Romantische Anthropologie
Die Romantische Anthropologie ist eine Richtung der Anthropologie, die um 1800 von Vertretern der Romantik und Weimarer Klassik entwickelt wurde. Sie hat vor allem in der Pädagogik eine Rolle gespielt.[1]
Kindheitsmythos
Die Romantische Anthropologie geht in ihrer Betrachtung vom Kind aus und fragt, was den Menschen schon vor aller Erziehung auszeichnet. Es wird davon ausgegangen, dass „im Kinde“ bereits alle Keime künftiger Entwicklung des Individuums vorhanden sind.[1] Diese Position wird auch als Apriorismus bezeichnet.[1] Der Erwachsene soll sich dieser Theorie zufolge am Kind ein Vorbild nehmen, da das Kind noch nicht durch Erziehung verdorben ist.[1]
Man findet den Kindheitsmythos z. B. in Goethes "Werther", bei Schiller, Hölderlin, Schleiermacher, Schlegel, Novalis, Jean Paul und Friedrich Fröbel.
Abgrenzung zur Aufklärung
Die Romantische Anthropologie ist ein Gegenentwurf zur Aufklärung, die die Kindheit als Durchgangsstadium zum Erwachsenenalter und die Erziehung als Charakteristikum des Menschseins sah.[1]
Naturphilosophie
Der Kindheitsmythos hat in der Romantischen Anthropologie seine gesellschaftliche Entsprechung. Insbesondere Schelling hat die Position von einem ursprünglichen Naturzustand ausgearbeitet, in dem der Mensch noch vollkommen war und dessen Wiedererreichen ersehnt wird.
Nachwirkungen
Man findet bezüglich der Kindheit eine der Romantischen Anthropologie ähnliche Position z. B. bei Maria Montessori und in vielen anderen Reformpädagogiken.

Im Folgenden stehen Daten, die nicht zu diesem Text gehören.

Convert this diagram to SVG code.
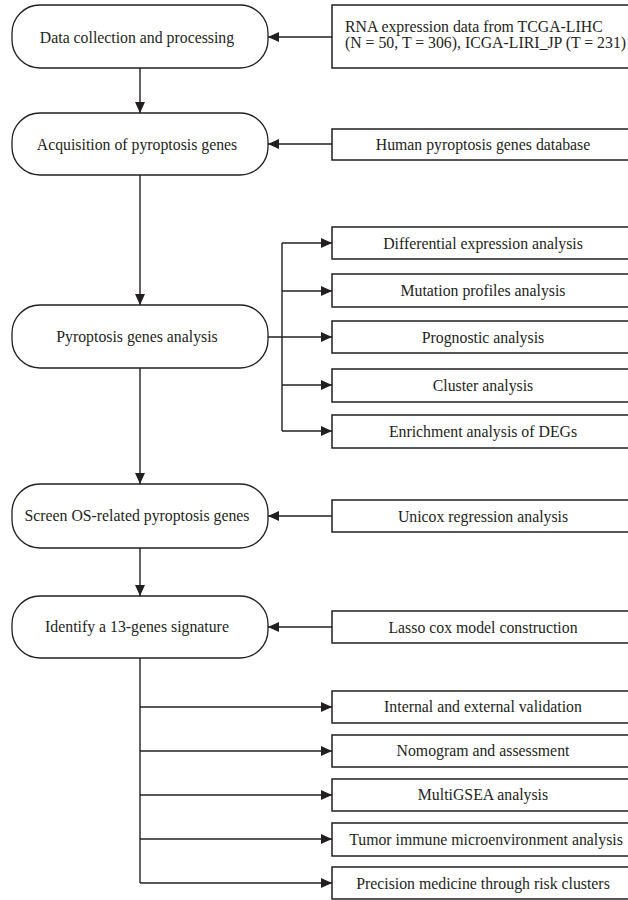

Da die Romantische Anthropologie, die ihre Blütezeit etwa zwischen 1810 und 1840 hatte, für eine biologische Interpretation offen ist, wurde im Kontext von Eugenik und Rassenhygiene an diese Position angeknüpft.[2]
1998 wurde am Institut für neuere deutsche und europäische Literatur der FernUniversität Hagen im Rahmen eines Projekts der Deutschen Forschungsgemeinschaft ein Forschungsarchiv zur Romantischen Anthropologie aufgebaut.[3]
Siehe auch
Einzelnachweise
- Baader: Von der romantischen Anthropologie des Kindes zu einer modernen pädagogischen Anthropologie und einer zeitgemäßen Sicht des Kindes. In: Andresen, Pinhard, Weyers (Hrsg.): Erziehung – Ethik – Erinnerung. 2007, S. 76–89, hier S. 77–79.
- Marc Rölli: Anthropologische Machtverhältnisse. In: Ralf Krause, Marc Rölli (Hrsg.): Macht. Begriff und Wirkung in der politischen Philosophie der Gegenwart. transcript, Bielefeld 2008, ISBN 978-3-89942-848-3, S. 193–220, hier S. 195.
- Manfred Engel: Forschungsarchiv für Romantische Anthropologie. In: Würzburger medizinhistorische Mitteilungen. 17, 1998, ISSN 0177-5227, S. 599.
Literatur
- Meike Sophia Baader: Von der romantischen Anthropologie des Kindes zu einer modernen pädagogischen Anthropologie und einer zeitgemäßen Sicht des Kindes. In: Sabine Andresen, Inga Pinhard, Stefan Weyers (Hrsg.): Erziehung – Ethik – Erinnerung. Pädagogische Aufklärung als intellektuelle Herausforderung. Micha Brumlik zum 60. Geburtstag. Beltz, Weinheim u. a. 2007, ISBN 978-3-407-32080-3, S. 76–89.
- Meike Sophia Baader: Unterlegene Erwachsene, überlegene Kinder. Der romantische Blick auf das Kind und die Kindheit. In: Eckart Liebau, Christoph Wulf (Hrsg.): Generation. Versuche über eine pädagogisch-anthropologische Grundbedingung (= Pädagogische Anthropologie. 3). Deutscher Studienverlag, Weinheim 1996, ISBN 3-89271-687-0, S. 190–200.
- Heiner Ullrich: Das Kind als schöpferischer Ursprung. Studien zur Genese des romantischen Kindbildes und zu seiner Wirkung auf das pädagogische Denken. Klinkhardt, Bad Heilbrunn 1999, ISBN 3-7815-0976-1 (Zugleich: Mainz, Universität, Habilitations-Schrift, 1999).